Conclusion: A Levered Play on Basin Execution

Summit Midstream has completed a transformation from a diversified MLP into a focused C-corporation with a clear growth engine in the Double E Pipeline and operational leverage to crude and gas activity in its core basins. The portfolio reset has delevered the balance sheet, broadened the investor base, and created visibility to over $100 million of EBITDA growth by 2030. The investment thesis hinges on execution of 116-126 well connections in 2026 and successful commercialization of Double E's expansion capacity, both of which appear achievable based on contracted commitments and current commodity prices.
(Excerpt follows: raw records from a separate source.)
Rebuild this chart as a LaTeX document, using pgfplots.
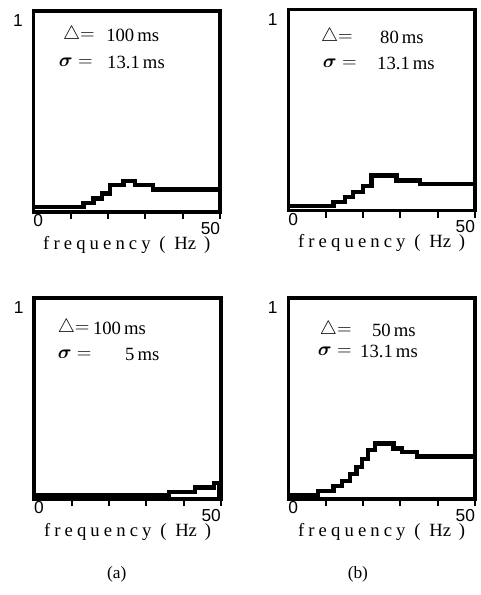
\documentclass[border=0pt]{standalone}
\usepackage{fontspec}
\setmainfont{Liberation Serif}
\setsansfont{Liberation Sans}
\newfontfamily\spaced[LetterSpace=22]{Liberation Serif}
\usepackage{amsmath}
\usepackage{pgfplots}
\pgfplotsset{compat=1.18}

\pgfplotsset{
  panel/.style={
    scale only axis, width=140pt, height=150.75pt,
    xmin=0, xmax=50, ymin=0, ymax=1.05,
    axis line style={line width=2.6pt},
    tick pos=left, tick align=outside,
    xtick={10,20,30,40,50}, xticklabels={,,,,\llap{50}},
    extra x ticks={0}, extra x tick labels={\rlap{0}},
    extra x tick style={major tick length=0pt},
    ytick={1}, ytick style={draw=none},
    major tick length=5.5pt,
    x tick style={line width=1.5pt, black},
    tick label style={font=\sffamily\fontsize{13}{14}\selectfont},
    x tick label style={yshift=1.5pt},
    y tick label style={xshift=1pt},
    /pgf/number format/assume math mode=true,
    clip=false,
  },
  curve/.style={const plot, black, line width=3.2pt, no marks},
}
\tikzset{
  ann/.style={font=\fontsize{14}{16}\selectfont, inner sep=0pt},
  xlab/.style={font=\fontsize{14}{16}\selectfont},
}
\newcommand\freq{{\spaced frequency ( }Hz\ \,)}

\begin{document}
\begin{tikzpicture}
\useasboundingbox (0,0) rectangle (360pt,446.25pt);

% top left
\begin{axis}[panel, at={(25.05pt,287.25pt)}]
\addplot[curve] coordinates {
  (0,0.026) (13.4,0.047) (16.1,0.07) (18.3,0.097) (20.5,0.14)
  (24.1,0.163) (27.2,0.14) (32.1,0.118) (50,0.118)
};
\node[ann,anchor=east] at (rel axis cs:0.330,0.881) {$\triangle{=}$};
\node[ann,anchor=west] at (rel axis cs:0.389,0.881) {100\,ms};
\node[ann,anchor=east] at (rel axis cs:0.319,0.746) {$\boldsymbol{\sigma}=$};
\node[ann,anchor=west] at (rel axis cs:0.394,0.746) {13.1\,ms};
\node[xlab] at (rel axis cs:0.5,0) [yshift=-24.5pt] {\freq};
\end{axis}

% top right
\begin{axis}[panel, at={(216.2pt,288.2pt)}]
\addplot[curve] coordinates {
  (0,0.026) (12.1,0.047) (15.2,0.07) (17.4,0.097) (20.1,0.13)
  (22.3,0.184) (29,0.158) (35.3,0.139) (50,0.139)
};
\node[ann,anchor=east] at (rel axis cs:0.347,0.864) {$\triangle{=}$};
\node[ann,anchor=west] at (rel axis cs:0.491,0.864) {80\,ms};
\node[ann,anchor=east] at (rel axis cs:0.368,0.735) {$\boldsymbol{\sigma}=$};
\node[ann,anchor=west] at (rel axis cs:0.475,0.735) {13.1\,ms};
\node[xlab] at (rel axis cs:0.5,0) [yshift=-24.5pt] {\freq};
\end{axis}

% bottom left
\begin{axis}[panel, at={(25.65pt,72pt)}]
\addplot[curve] coordinates {
  (0,0.02) (36.2,0.035) (43.1,0.06) (48.2,0.085) (49.6,0) (50,0)
};
\node[ann,anchor=east] at (rel axis cs:0.298,0.851) {$\triangle{=}$};
\node[ann,anchor=west] at (rel axis cs:0.314,0.851) {100\,ms};
\node[ann,anchor=east] at (rel axis cs:0.309,0.721) {$\boldsymbol{\sigma}=$};
\node[ann,anchor=west] at (rel axis cs:0.486,0.721) {5\,ms};
\node[xlab] at (rel axis cs:0.5,0) [yshift=-25pt] {\freq};
\node[font=\fontsize{13}{15}\selectfont] at (rel axis cs:0.442,-0.373) {(a)};
\end{axis}

% bottom right
\begin{axis}[panel, at={(216.2pt,72pt)}]
\addplot[curve] coordinates {
  (0,0.02) (8,0.043) (12.1,0.067) (14.3,0.093) (16.5,0.13)
  (18.3,0.167) (19.8,0.21) (21.4,0.256) (23.2,0.29) (28.2,0.264)
  (30.4,0.244) (34.4,0.222) (50,0.222)
};
\node[ann,anchor=east] at (rel axis cs:0.341,0.841) {$\triangle{=}$};
\node[ann,anchor=west] at (rel axis cs:0.448,0.841) {50\,ms};
\node[ann,anchor=east] at (rel axis cs:0.341,0.736) {$\boldsymbol{\sigma}=$};
\node[ann,anchor=west] at (rel axis cs:0.384,0.736) {13.1\,ms};
\node[xlab] at (rel axis cs:0.5,0) [yshift=-25pt] {\freq};
\node[font=\fontsize{13}{15}\selectfont] at (rel axis cs:0.373,-0.373) {(b)};
\end{axis}
\end{tikzpicture}
\end{document}
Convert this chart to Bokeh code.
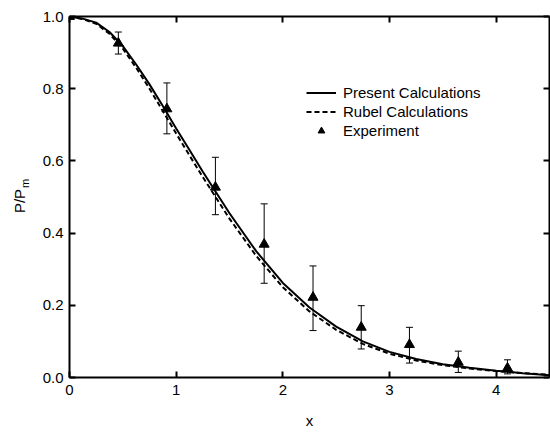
from math import pi
from bokeh.plotting import figure
from bokeh.models import (Range1d, LinearAxis, FixedTicker, Whisker, TeeHead,
                          ColumnDataSource, Legend, LegendItem, Label)
from bokeh.embed import file_html
from bokeh.resources import INLINE

# ---- data ----
x_curve = [0.0, 0.125, 0.25, 0.375, 0.5, 0.625, 0.75, 0.875, 1.0, 1.125, 1.25, 1.5, 1.75,
           2.0, 2.25, 2.5, 2.75, 3.0, 3.25, 3.5, 3.75, 4.0, 4.25, 4.5]
present = [1.0, 0.994, 0.983, 0.957, 0.918, 0.867, 0.812, 0.752, 0.690, 0.630, 0.570, 0.455, 0.350,
           0.262, 0.194, 0.141, 0.100, 0.071, 0.051, 0.037, 0.027, 0.019, 0.012, 0.006]
rubel = [1.0, 0.993, 0.980, 0.952, 0.911, 0.858, 0.800, 0.738, 0.676, 0.615, 0.555, 0.440, 0.337,
         0.250, 0.183, 0.132, 0.093, 0.066, 0.047, 0.034, 0.025, 0.018, 0.012, 0.008]

x_exp = [0.0, 0.458, 0.913, 1.368, 1.825, 2.283, 2.735, 3.187, 3.645, 4.106]
y_exp = [1.0, 0.926, 0.744, 0.527, 0.369, 0.222, 0.139, 0.091, 0.042, 0.026]

x_err = [0.458, 0.913, 1.368, 1.825, 2.283, 2.735, 3.187, 3.645, 4.106]
err_upper = [0.957, 0.816, 0.610, 0.481, 0.309, 0.199, 0.139, 0.073, 0.049]
err_lower = [0.896, 0.675, 0.451, 0.261, 0.130, 0.079, 0.040, 0.014, 0.010]

x_ticks = [0, 1, 2, 3, 4]
y_ticks = [0.0, 0.2, 0.4, 0.6, 0.8, 1.0]

FONT = "Liberation Sans"
FS = "15px"

p = figure(width=550, height=432, x_range=Range1d(0, 4.5), y_range=Range1d(0, 1.0),
           output_backend="svg", toolbar_location=None,
           min_border_left=69, min_border_right=1, min_border_top=16, min_border_bottom=55)
p.xgrid.visible = False
p.ygrid.visible = False
p.outline_line_color = None
p.background_fill_color = "white"
p.border_fill_color = "white"

def style_axis(ax, ticks, show_labels):
    ax.ticker = FixedTicker(ticks=ticks)
    ax.axis_line_width = 2
    ax.axis_line_color = "black"
    ax.major_tick_line_width = 2
    ax.major_tick_line_color = "black"
    ax.major_tick_in = 6
    ax.major_tick_out = 0
    ax.minor_tick_line_color = None
    ax.major_label_text_font = FONT
    if show_labels:
        ax.major_label_text_font_size = FS
        ax.major_label_text_color = "black"
    else:
        ax.major_label_text_font_size = "1px"
        ax.major_label_text_color = None
        ax.major_label_standoff = 0

xa = p.xaxis[0]
ya = p.yaxis[0]
style_axis(xa, x_ticks, True)
style_axis(ya, y_ticks, True)
xa.major_label_standoff = 7
ya.major_label_standoff = 6
xa.major_label_overrides = {0: "0", 1: "1", 2: "2", 3: "3", 4: "4"}
ya.major_label_overrides = {0: "0.0", 0.2: "0.2", 0.4: "0.4", 0.6: "0.6", 0.8: "0.8", 1: "1.0"}
xa.axis_label = "x"
xa.axis_label_text_font = FONT
xa.axis_label_text_font_size = FS
xa.axis_label_text_font_style = "normal"
xa.axis_label_text_color = "black"
xa.axis_label_standoff = 14

top = LinearAxis()
right = LinearAxis()
style_axis(top, x_ticks, False)
style_axis(right, y_ticks, False)
p.add_layout(top, "above")
p.add_layout(right, "right")

# y-axis label P/P_m as real text, in a side panel (not clipped), positioned in data units
PX_X = 4.5 / 480.0
PX_Y = 1.0 / 361.0
lbl_p = Label(x=-50.5 * PX_X, y=176.5 * PX_Y, text="P/P",
              angle=pi / 2, text_align="center", text_baseline="alphabetic",
              text_font=FONT, text_font_size=FS, text_color="black")
lbl_m = Label(x=-45.0 * PX_X, y=189.5 * PX_Y, text="m",
              angle=pi / 2, text_align="left", text_baseline="alphabetic",
              text_font=FONT, text_font_size="11px", text_color="black")
p.add_layout(lbl_p, "left")
p.add_layout(lbl_m, "left")

curves = ColumnDataSource(dict(x=x_curve, present=present, rubel=rubel))
r_rubel = p.line("x", "rubel", source=curves, line_color="black", line_width=2, line_dash="5 3")
r_present = p.line("x", "present", source=curves, line_color="black", line_width=2)

err = ColumnDataSource(dict(x=x_err, upper=err_upper, lower=err_lower))
p.add_layout(Whisker(source=err, base="x", upper="upper", lower="lower",
                     line_color="black", line_width=1,
                     upper_head=TeeHead(size=7, line_color="black", line_width=1),
                     lower_head=TeeHead(size=7, line_color="black", line_width=1)))

exp = ColumnDataSource(dict(x=x_exp, y=y_exp))
r_exp = p.scatter("x", "y", source=exp, marker="triangle", size=10,
                  fill_color="black", line_color="black")

legend = Legend(items=[LegendItem(label="Present Calculations", renderers=[r_present]),
                       LegendItem(label="Rubel Calculations", renderers=[r_rubel]),
                       LegendItem(label="Experiment", renderers=[r_exp])],
                location=(237, 238), padding=0, margin=0, spacing=2,
                glyph_width=30, glyph_height=17, label_height=17, label_standoff=7,
                border_line_color=None, background_fill_alpha=0,
                label_text_font=FONT, label_text_font_size=FS, label_text_color="black")
p.add_layout(legend)

open("out.html", "w").write(file_html(p, INLINE))
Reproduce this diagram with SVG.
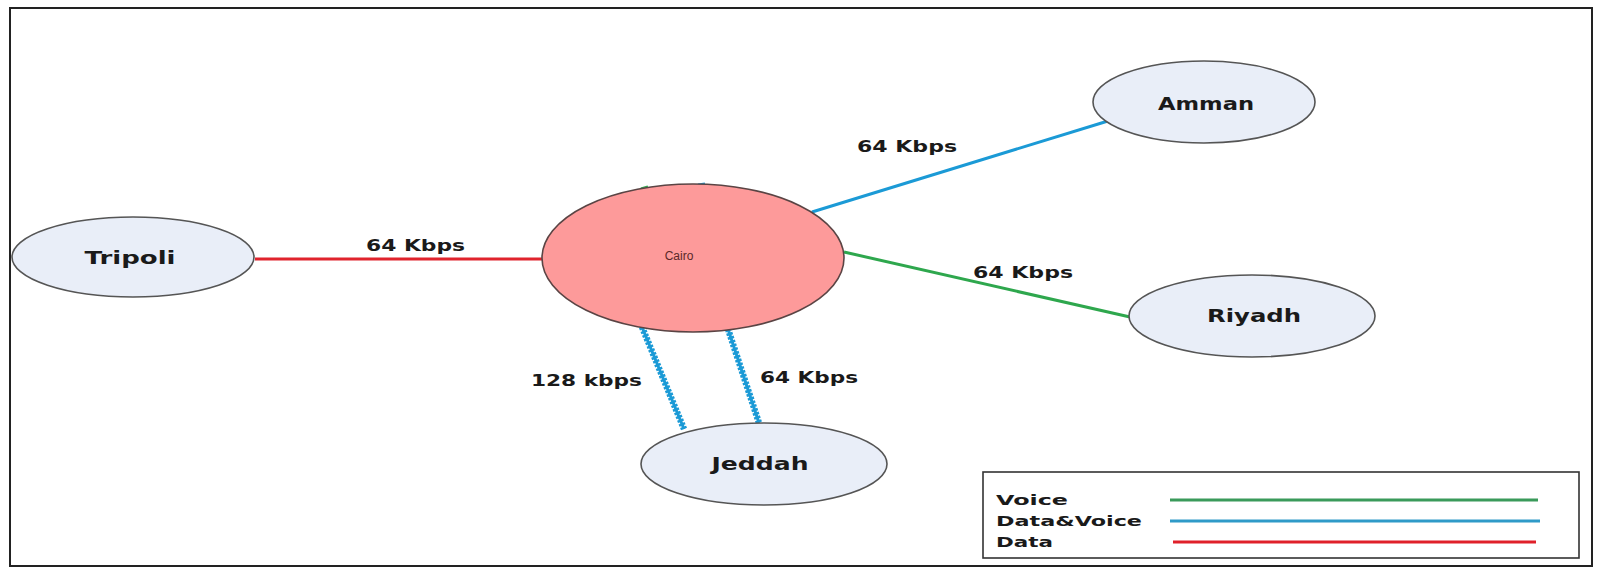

The stock's valuation at 6.94x EBITDA appears to price in significant execution risk while ignoring the potential for dividend initiation within 12 months if leverage reaches the 3.5x target. The asymmetry is clear: downside is limited by take-or-pay contracts and the $85 million Double E distribution that will repay preferred dividends and reduce ABL borrowings, while upside is driven by commodity price tailwinds and successful expansion commercialization that could drive EBITDA toward $300 million by 2027.

The critical variables to monitor are well connection timing in the Rockies and Mid-Con, particularly the 17 Barnett DUCs and the Verdad/Peoria integration in the DJ Basin, and the progress of Double E's binding open season. If Summit executes on these fronts while maintaining capital discipline, the company will have earned its way into the peer group of stable, dividend-paying midstream operators, likely commanding a higher multiple and delivering substantial shareholder returns from current levels.